Begin Source excerpt
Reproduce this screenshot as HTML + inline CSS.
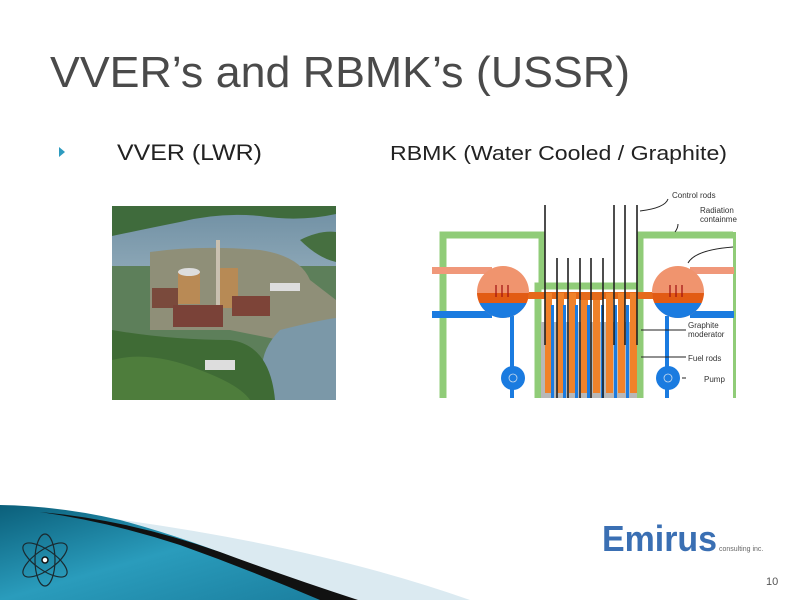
<!DOCTYPE html>
<html><head><meta charset="utf-8"><style>
html,body{margin:0;padding:0;background:#fff;}
body{width:800px;height:600px;overflow:hidden;position:relative;font-family:"Liberation Sans",sans-serif;}
svg{position:absolute;left:0;top:0;}
</style></head><body>
<svg width="800" height="600" viewBox="0 0 800 600" xmlns="http://www.w3.org/2000/svg" font-family="Liberation Sans, sans-serif">
<defs>
<linearGradient id="sw" x1="0" y1="0" x2="1" y2="1">
<stop offset="0" stop-color="#0b5f7a"/><stop offset="0.5" stop-color="#2a9cbc"/><stop offset="1" stop-color="#1b7f9f"/>
</linearGradient>
<linearGradient id="water" x1="0" y1="0" x2="0" y2="1">
<stop offset="0" stop-color="#6f8fa3"/><stop offset="1" stop-color="#8aa5b5"/>
</linearGradient>
</defs>
<text x="50" y="87" font-size="44" fill="#4a4a4a" textLength="580" lengthAdjust="spacingAndGlyphs">VVER’s and RBMK’s (USSR)</text>
<polygon points="59,147 65,152 59,157" fill="#2e9bbf"/>
<text x="117" y="160" font-size="22" fill="#222" textLength="145" lengthAdjust="spacingAndGlyphs">VVER (LWR)</text>
<text x="390" y="160" font-size="20" fill="#222" textLength="337" lengthAdjust="spacingAndGlyphs">RBMK (Water Cooled / Graphite)</text>

<g>
<rect x="112" y="206" width="224" height="194" fill="#5d7f5a"/>
<rect x="112" y="206" width="224" height="60" fill="url(#water)"/>
<path d="M112 206 H336 V214 Q300 222 260 216 Q220 212 180 222 Q150 228 112 236Z" fill="#3f6b3c"/>
<path d="M300 240 Q320 230 336 232 V262 Q318 258 300 240Z" fill="#466f40"/>
<path d="M150 252 Q200 245 260 250 Q300 256 310 280 L336 300 V340 Q300 330 280 340 L230 330 L150 330 Z" fill="#8f8f78"/>
<path d="M280 330 Q320 320 336 318 V400 H270 Q250 360 280 330Z" fill="#7b98a8"/>
<path d="M112 330 Q170 340 230 340 Q270 345 275 400 H112Z" fill="#3f6b35"/>
<path d="M112 360 Q150 350 200 370 Q240 385 250 400 H112Z" fill="#4e7d3c"/>
<rect x="178" y="272" width="22" height="32" fill="#b98a55"/>
<ellipse cx="189" cy="272" rx="11" ry="4" fill="#ddd"/>
<rect x="216" y="268" width="22" height="40" fill="#b78a55"/>
<rect x="216" y="240" width="4" height="70" fill="#c9c0b0"/>
<rect x="152" y="288" width="26" height="20" fill="#7a4a3c"/>
<rect x="173" y="305" width="50" height="22" fill="#7a4238"/>
<rect x="232" y="296" width="38" height="20" fill="#7d4438"/>
<rect x="205" y="360" width="30" height="10" fill="#ddd"/>
<rect x="270" y="283" width="30" height="8" fill="#ddd"/>
</g>

<g>
<path d="M443 398 V235 H542 V283" fill="none" stroke="#90cc78" stroke-width="7"/>
<path d="M733 235 H640 V283" fill="none" stroke="#90cc78" stroke-width="7"/>
<rect x="733" y="232" width="3" height="166" fill="#90cc78"/>
<path d="M538 398 V286 H640 V398" fill="none" stroke="#90cc78" stroke-width="7"/>
<rect x="432" y="267" width="60" height="7" fill="#f0987a"/>
<rect x="432" y="311" width="60" height="7" fill="#1a7be0"/>
<rect x="690" y="267" width="44" height="7" fill="#f0987a"/>
<rect x="690" y="311" width="44" height="7" fill="#1a7be0"/>
<rect x="510" y="292" width="170" height="7" fill="#e56a1a"/>
<rect x="510" y="316" width="4" height="62" fill="#1a7be0"/>
<rect x="665" y="316" width="4" height="62" fill="#1a7be0"/>
<rect x="510" y="378" width="4" height="20" fill="#1a7be0"/>
<rect x="665" y="378" width="4" height="20" fill="#1a7be0"/>
<g>
<clipPath id="c1"><circle cx="503" cy="292" r="26"/></clipPath>
<circle cx="503" cy="292" r="26" fill="#f0946e"/>
<rect x="476" y="293" width="54" height="10" fill="#e25b14" clip-path="url(#c1)"/>
<rect x="476" y="303" width="54" height="20" fill="#1a7be0" clip-path="url(#c1)"/>
<clipPath id="c2"><circle cx="678" cy="292" r="26"/></clipPath>
<circle cx="678" cy="292" r="26" fill="#f0946e"/>
<rect x="651" y="293" width="54" height="10" fill="#e25b14" clip-path="url(#c2)"/>
<rect x="651" y="303" width="54" height="20" fill="#1a7be0" clip-path="url(#c2)"/>
<g stroke="#a01010" stroke-width="1.2" fill="none">
<path d="M496 297 V285 M502 297 V285 M508 297 V285 M670 297 V285 M676 297 V285 M682 297 V285"/>
</g>
</g>
<rect x="541" y="322" width="96" height="76" fill="#b8b8b8"/>
<g fill="#f0822a">
<rect x="545" y="293" width="7" height="100"/><rect x="557" y="293" width="7" height="100"/>
<rect x="569" y="293" width="7" height="100"/><rect x="581" y="293" width="7" height="100"/>
<rect x="593" y="293" width="7" height="100"/><rect x="606" y="293" width="7" height="100"/>
<rect x="618" y="293" width="7" height="100"/><rect x="630" y="293" width="7" height="100"/>
</g>
<g fill="#1a7be0">
<rect x="551" y="305" width="3" height="93"/><rect x="563" y="305" width="3" height="93"/>
<rect x="575" y="305" width="3" height="93"/><rect x="587" y="305" width="3" height="93"/>
<rect x="601" y="305" width="3" height="93"/><rect x="614" y="305" width="3" height="93"/>
<rect x="626" y="305" width="3" height="93"/>
</g>
<rect x="580" y="293" width="23" height="7" fill="#e56a1a"/>
<g stroke="#222" stroke-width="1.6">
<path d="M545 205 V345 M557 258 V398 M568 258 V398 M580 258 V398 M591 258 V398 M603 258 V398 M614 205 V345 M625 205 V345 M637 205 V345"/>
</g>
<circle cx="513" cy="378" r="12" fill="#1a7be0"/>
<circle cx="668" cy="378" r="12" fill="#1a7be0"/>
<g stroke="#cde" stroke-width="0.8"><circle cx="513" cy="378" r="4" fill="none"/><circle cx="668" cy="378" r="4" fill="none"/></g>
<g stroke="#222" stroke-width="1" fill="none">
<path d="M668 199 Q665 208 640 211"/>
<path d="M678 224 Q678 228 675 232"/>
<path d="M733 247 Q695 250 688 263"/>
<path d="M686 330 H641"/>
<path d="M686 357 H641"/>
<path d="M686 378 H682"/>
</g>
<g font-size="8" fill="#333">
<text x="672" y="198">Control rods</text>
<text x="700" y="213">Radiation</text>
<text x="700" y="222">containme</text>
<text x="688" y="328">Graphite</text>
<text x="688" y="337">moderator</text>
<text x="688" y="361">Fuel rods</text>
<text x="704" y="382">Pump</text>
</g>
</g>

<!-- bottom swoosh -->
<path d="M60 512 Q300 540 470 600 H330 Q200 545 60 512Z" fill="#dbeaf1"/>
<path d="M0 505 Q60 506 120 520 Q230 550 330 600 H0Z" fill="url(#sw)"/>
<path d="M40 512 Q130 520 220 552 Q290 578 358 600 H320 Q250 570 180 545 Q110 522 40 512Z" fill="#111"/>
<g stroke="#1a2a30" stroke-width="1.2" fill="none">
<ellipse cx="45" cy="560" rx="26" ry="10" transform="rotate(-35 45 560)"/>
<ellipse cx="45" cy="560" rx="26" ry="10" transform="rotate(35 45 560)"/>
<ellipse cx="45" cy="560" rx="10" ry="26"/>
</g>
<circle cx="45" cy="560" r="3" fill="#fff" stroke="#111" stroke-width="1.5"/>
<text x="602" y="551" font-size="36" font-weight="bold" fill="#3a6fb3" textLength="115" lengthAdjust="spacingAndGlyphs">Emirus</text>
<text x="719" y="551" font-size="7" fill="#666">consulting inc.</text>
<text x="766" y="585" font-size="11" fill="#555">10</text>
</svg>
</body></html>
End Source excerpt
_Set exercise_
Return the material line for line, from its beginning to the line that contains "Cooled / Graphite)</text>", with the pictures left out.

_The response_
Reproduce this screenshot as HTML + inline CSS.
<!DOCTYPE html>
<html><head><meta charset="utf-8"><style>
html,body{margin:0;padding:0;background:#fff;}
body{width:800px;height:600px;overflow:hidden;position:relative;font-family:"Liberation Sans",sans-serif;}
svg{position:absolute;left:0;top:0;}
</style></head><body>
<svg width="800" height="600" viewBox="0 0 800 600" xmlns="http://www.w3.org/2000/svg" font-family="Liberation Sans, sans-serif">
<defs>
<linearGradient id="sw" x1="0" y1="0" x2="1" y2="1">
<stop offset="0" stop-color="#0b5f7a"/><stop offset="0.5" stop-color="#2a9cbc"/><stop offset="1" stop-color="#1b7f9f"/>
</linearGradient>
<linearGradient id="water" x1="0" y1="0" x2="0" y2="1">
<stop offset="0" stop-color="#6f8fa3"/><stop offset="1" stop-color="#8aa5b5"/>
</linearGradient>
</defs>
<text x="50" y="87" font-size="44" fill="#4a4a4a" textLength="580" lengthAdjust="spacingAndGlyphs">VVER’s and RBMK’s (USSR)</text>
<polygon points="59,147 65,152 59,157" fill="#2e9bbf"/>
<text x="117" y="160" font-size="22" fill="#222" textLength="145" lengthAdjust="spacingAndGlyphs">VVER (LWR)</text>
<text x="390" y="160" font-size="20" fill="#222" textLength="337" lengthAdjust="spacingAndGlyphs">RBMK (Water Cooled / Graphite)</text>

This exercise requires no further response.